Weerwoord

Jos Geysels over A.F.Th. van der Heijden

Categorie

Tijdens De Inktaap slotdag bracht Jos Geysels een laudatio voor A.F.Th. van der Heijden. Lees wat Jos Geysels te vertellen  had...

Iets meer dan twintig jaar geleden zag A.F.Th. van der Heijden Roman Polanski wandelen in Parijs. Toevallig. "Manson en Polanski in één gevangenis. Dàt moet exploderen,"  zou de schrijver gedacht hebben.

In elk geval, Het schervengericht heeft scherven achtergelaten en gensters geslagen. Het is immers een boeiende thriller, een schrijnende analyse van het gevangenisleven, een ontluisterende  weergave van de voorbije hippietijd van de jaren zeventig en een brede  kroniek met verwijzingen naar racisme, fascisme, Pim Fortuyn, John Lennon, de bierfeesten in Duitsland, Theo van Gogh en  hooligans .

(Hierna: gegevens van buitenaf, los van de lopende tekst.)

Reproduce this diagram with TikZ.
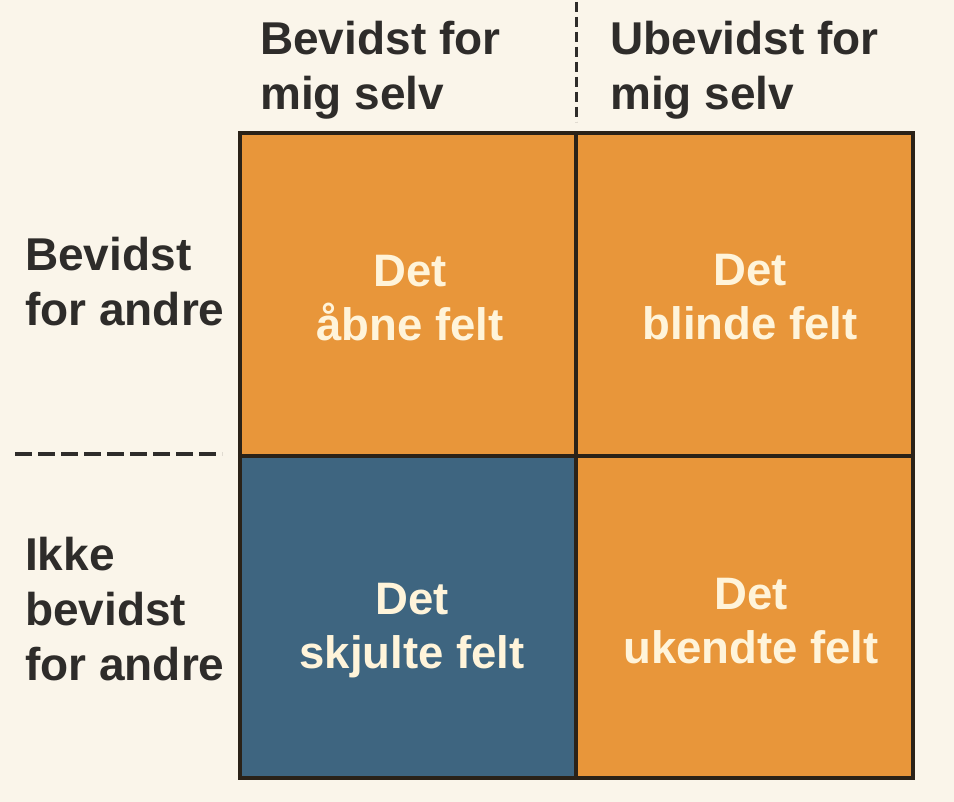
\documentclass[tikz,border=0pt]{standalone}
\usepackage{fontspec}
\setmainfont{Liberation Sans}
\begin{document}
\definecolor{paper}{HTML}{FAF5EA}
\definecolor{fieldorange}{HTML}{E8963A}
\definecolor{fieldblue}{HTML}{3E6580}
\definecolor{ink}{HTML}{2E2C2A}
\definecolor{frame}{HTML}{2A2218}
\definecolor{cream}{HTML}{FFF4DA}
\begin{tikzpicture}[x=1pt,y=-1pt,
  lbl/.style={font=\bfseries\fontsize{46}{55}\selectfont, text=ink, align=left, inner sep=0pt, anchor=north west},
  fieldtxt/.style={font=\bfseries\fontsize{45.5}{54}\selectfont, text=cream, align=center, inner sep=0pt, anchor=north},
  cell/.style={draw=frame, line width=4pt}
]
% canvas
\fill[paper] (0,0) rectangle (954,802);
\useasboundingbox (0,0) rectangle (954,802);

% grid corners
\coordinate (tl) at (240,133);
\coordinate (tm) at (576,133);
\coordinate (tr) at (913,133);
\coordinate (ml) at (240,456);
\coordinate (mm) at (576,456);
\coordinate (mr) at (913,456);
\coordinate (bl) at (240,778);
\coordinate (bm) at (576,778);
\coordinate (br) at (913,778);

% the four fields
\fill[fieldorange] (tl) rectangle (mm);
\fill[fieldorange] (tm) rectangle (mr);
\fill[fieldblue] (ml) rectangle (bm);
\fill[fieldorange] (mm) rectangle (br);
\draw[cell] (tl) rectangle (br);
\draw[cell] (tm) -- (bm);
\draw[cell] (ml) -- (mr);

% dashed separators outside the grid
\coordinate (vtop) at (576,2);
\coordinate (vbot) at (576,122);
\draw[ink, line width=3pt, dash pattern=on 10pt off 5pt] (vtop) -- (vbot);
\coordinate (hleft) at (15,454);
\coordinate (hright) at (222,454);
\draw[ink, line width=4pt, dash pattern=on 17pt off 6pt] (hleft) -- (hright);

% column headings
\node[lbl] (colA) at (260,21) {Bevidst for\\mig selv};
\node[lbl] (colB) at (610,21) {Ubevidst for\\mig selv};

% row headings
\node[lbl] (rowA) at (25,237) {Bevidst\\for andre};
\node[lbl] (rowB) at (25,537) {Ikke\\bevidst\\for andre};

% field names
\node[fieldtxt] (open) at (410,255) {Det\\åbne felt};
\node[fieldtxt] (blind) at (750,254) {Det\\blinde felt};
\node[fieldtxt] (hidden) at (412,583) {Det\\skjulte felt};
\node[fieldtxt] (unknown) at (751,578) {Det\\ukendte felt};
\end{tikzpicture}
\end{document}
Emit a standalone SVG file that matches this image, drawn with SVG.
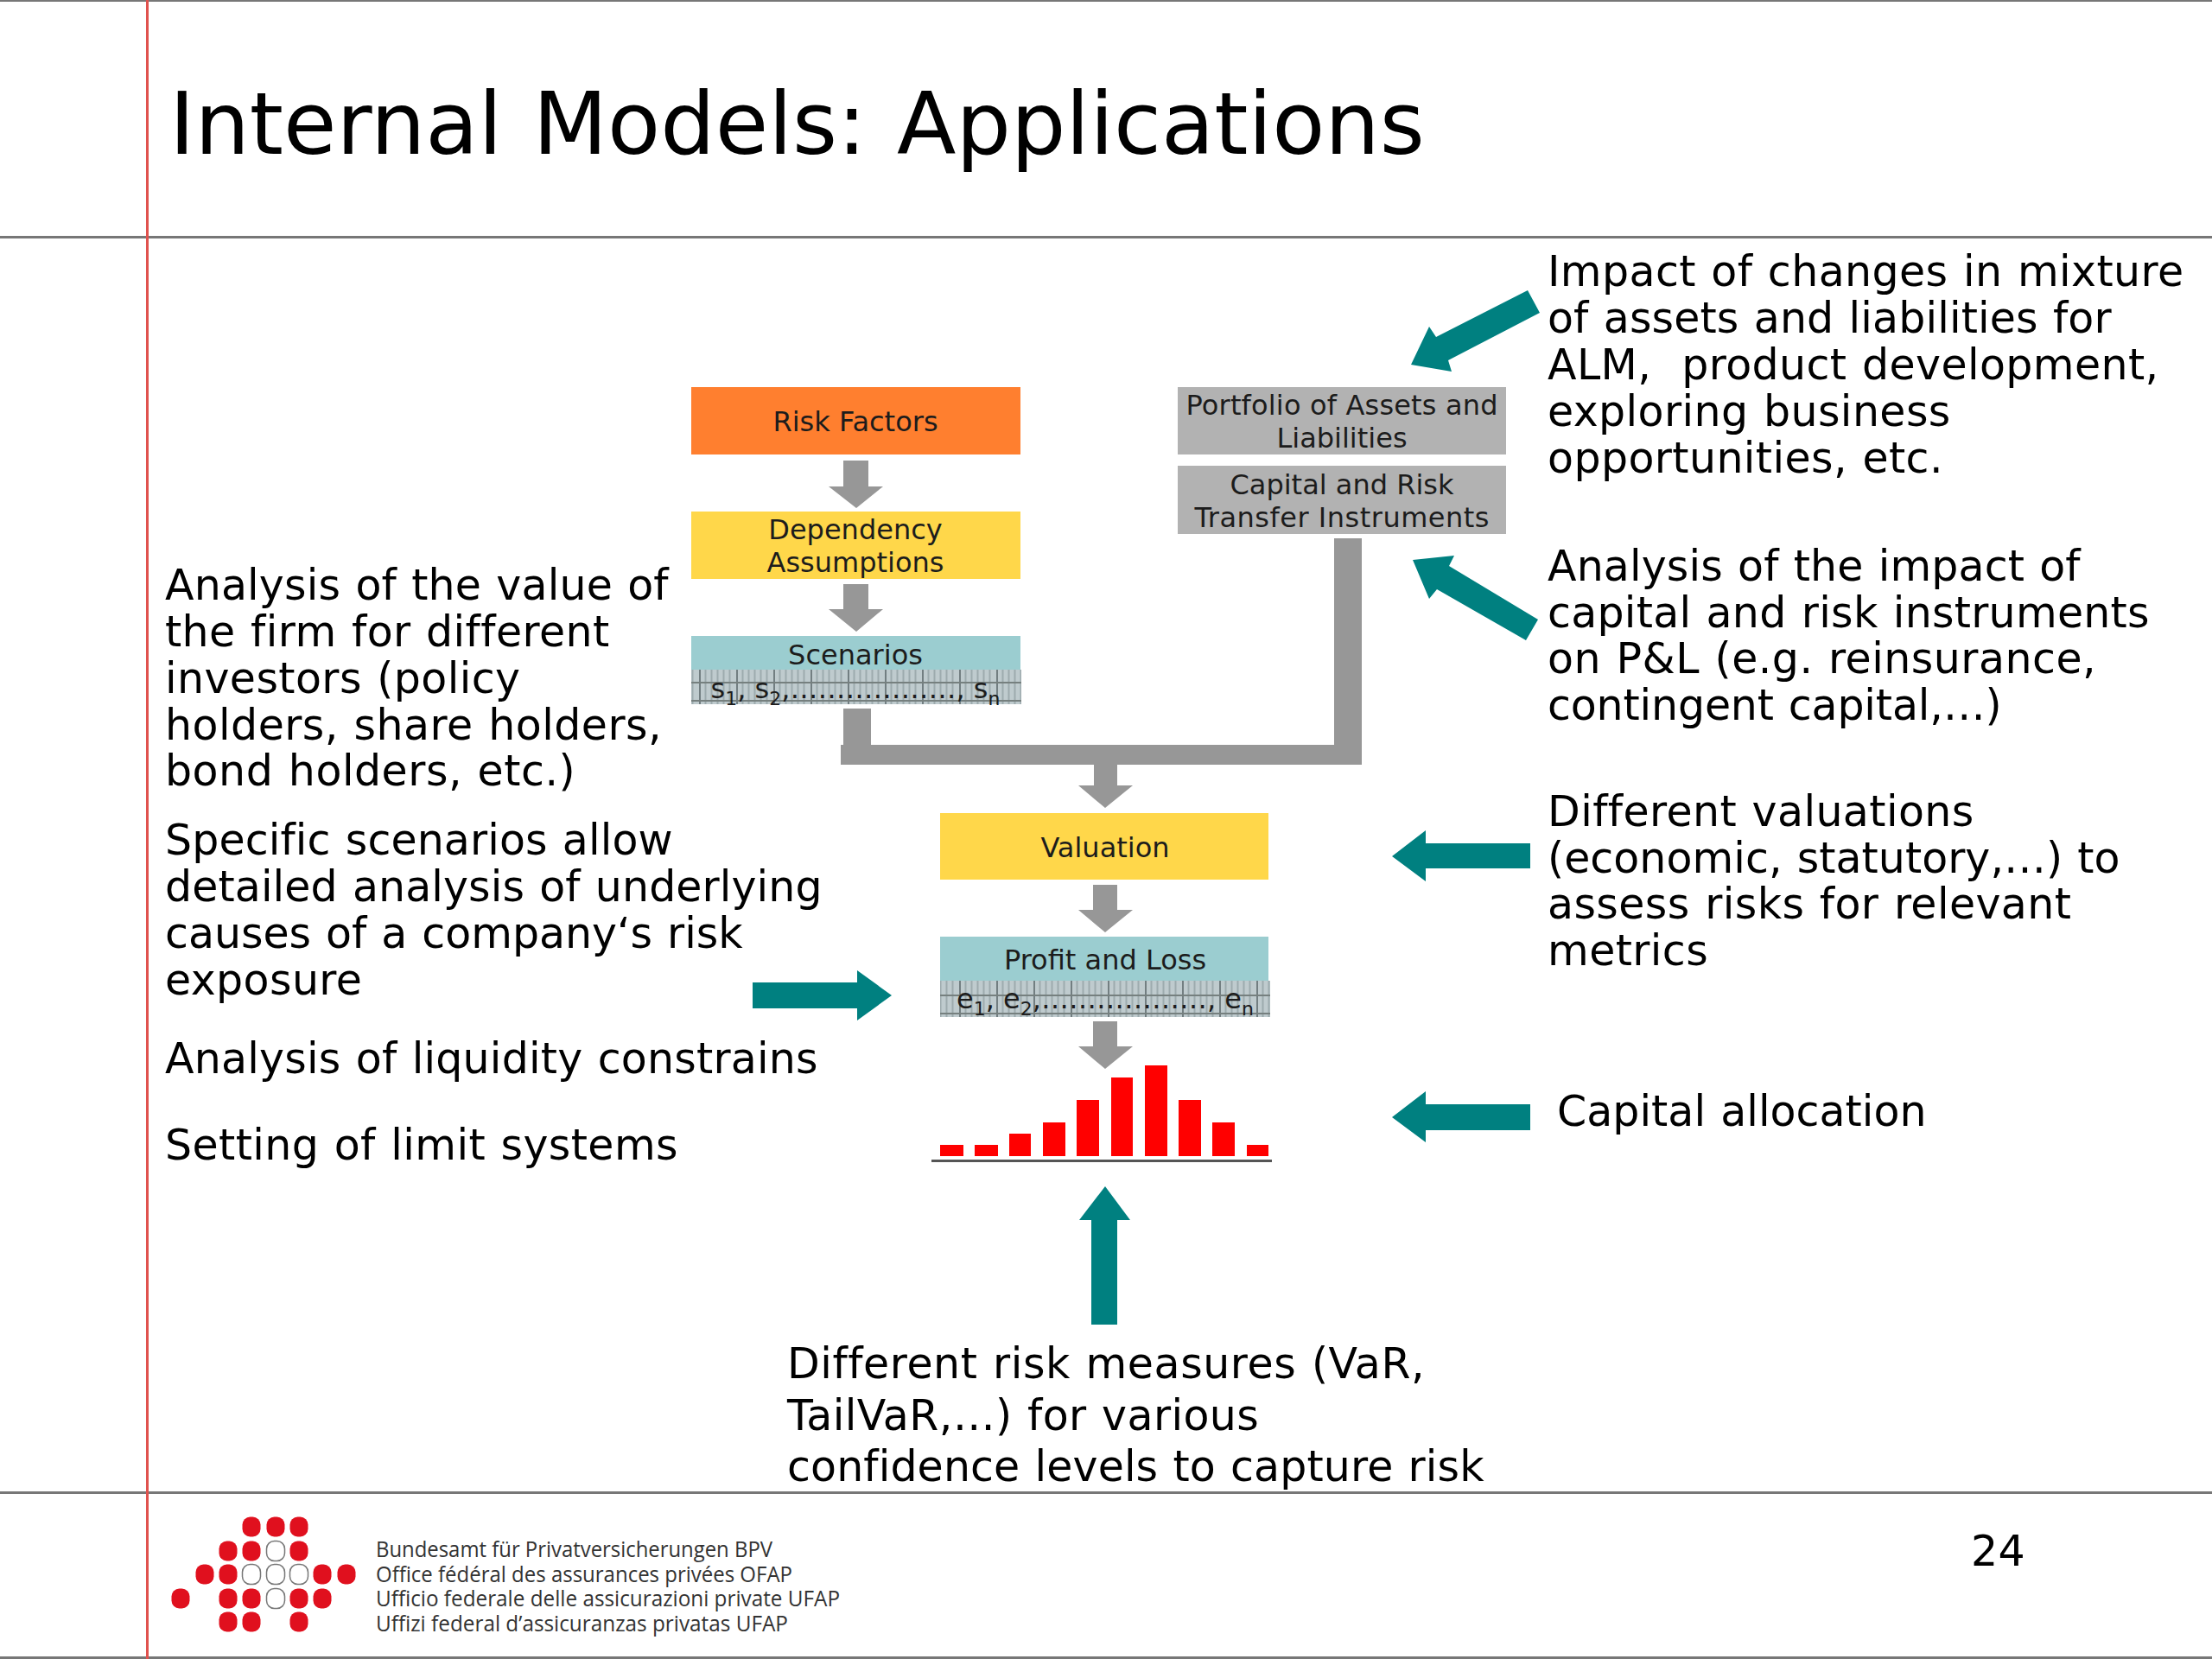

Dit boek is veel: veel bladzijden, veel thema's, veel beschouwingen. Een dik boek dus. Het kan niet op bij A.F.Th. En voor minder doet hij het zelden. En ook wat mij betreft, hoefde dit boek niet dunner te zijn. Beter een dik dan een saai boekje. Vanaf het moment dat ik begon wilde ik altijd maar verder lezen. Zijn tekst vulde mijn uren met gigantisch leesplezier.

Het  boek is immers een  vuurwerk van woorden van de schrijver over licht en donker,  goed en kwaad, hoogmoed en val, werkelijkheid en waarheid, verlossing en onderwerping, de gespletenheid en de beschetenheid.  Al die thema's zaten al in het hoofd van de schrijver, in zijn documentatiemappen en  schema's. En nu staan ze  op papier en komen ze  in ons hoofd terecht. En ze zitten er nog altijd in. Is  het dat niet wat literatuur boeiend maakt:  rustig een boek lezen terwijl het verstand aan het werken is. De discipline van de schrijver die ons leesplezier oplevert. Leven, in dit geval lezen, van het zweet van de andere. Heerlijk toch!

A.F.Th. is megalomaan, zijn boeken publiceert hij graag in cycli van zeven negen of nog meer delen. En wie streeft  naar het allerhoogste, moet ergens een keer struikelen. Maar  ik hou, zoals de verteller in het boek, van mensen die het allerhoogste nastreven. Het maakt hen kwetsbaar, hun wanhoop  groter, net als hun idealen. Maar AF.Th. faalt hier niet zodat ik niet, over zijn woorden struikel.

Het schervengericht is een perfecte  compositie van feiten en fictie.  Van een, althans voor velen, bekend verhaal maakt hij een nieuwe versie van de werkelijkheid.